Elif ÖKSÜZ – [email protected]
Kariyeri boyunca Cecil Beaton, Eve Arnold, Elliott Erwitt ve Douglas Kirkland gibi tanınmış fotoğrafçılara on binlerce poz veren Marilyn Monroe için en önemli fotoğrafçı ise şüphesiz Milton Greene oldu. Milton Greene ile Marilyn Monroe’nun tanışması ise şimdilerde yayın hayatına sadece online olarak devam eden Life dergisi çekimleri için oluyor. 1953 yılında gerçekleşen çekim için bir araya geldiklerinde Milton Greene, “aptal sarışın” imajından rahatsız, içinde bulunduğu 20th Century Fox ile stüdyo anlaşmasından kurtulmak isteyen Monroe’yu kabuğundan çıkarmak için uğraşıyor.

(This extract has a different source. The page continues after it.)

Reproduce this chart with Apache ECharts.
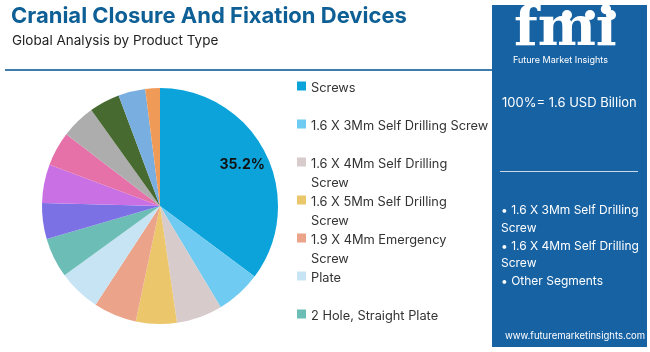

Çabaları hep ‘aptal sarışın’ imajını kırarak farklı kimliklere bürünmek ve bunu en samimi şekilde fotoğraflara yansıtmak oluyor. O dönemde hep birlikte Marlon Brando ve Frank Sinatra ile takılıyor, birlikte Dizzy Gillespie, Miles Davis ve Ella Fitzgerald’ı izlemeye caz kulüplerine gidiyorlar. Joshua Greene, Marilyn Monroe’nun evdeyken özel ilgiye ihtiyaç duymayan, anlaşması kolay birisi olduğunu anlatıyor: “Çoğu zaman kitap okur ya da dans dersi almak için evden çıkardı. Kendi kendine yetiyordu.” Genç Greene’e göre, Marilyn Monroe hep aradığı samimiyeti ve güveni bu evde buluyor.
Kitap, 1985 yılında hayatını kaybeden Milton Greene’e oğlu Joshua Greene’in saygı duruşu bir anlamda da. Kitapta yer alan fotoğrafları bir araya getirmesi beş yılını alıyor. Bu kadar uzun sürmesi, biraz da fotoğrafları restore etmek için modern teknolojiden yardım almasından kaynaklanıyor. Greene, bu işi o kadar önemsiyor ki, The Archives adında, sadece eski fotoğrafların restore edilip korunmasını sağlayan bir şirket kuruyor. Elle numaralanan ve sadece beş yüz adet basılan kitabın satış fiyatı ise iki bin dolar.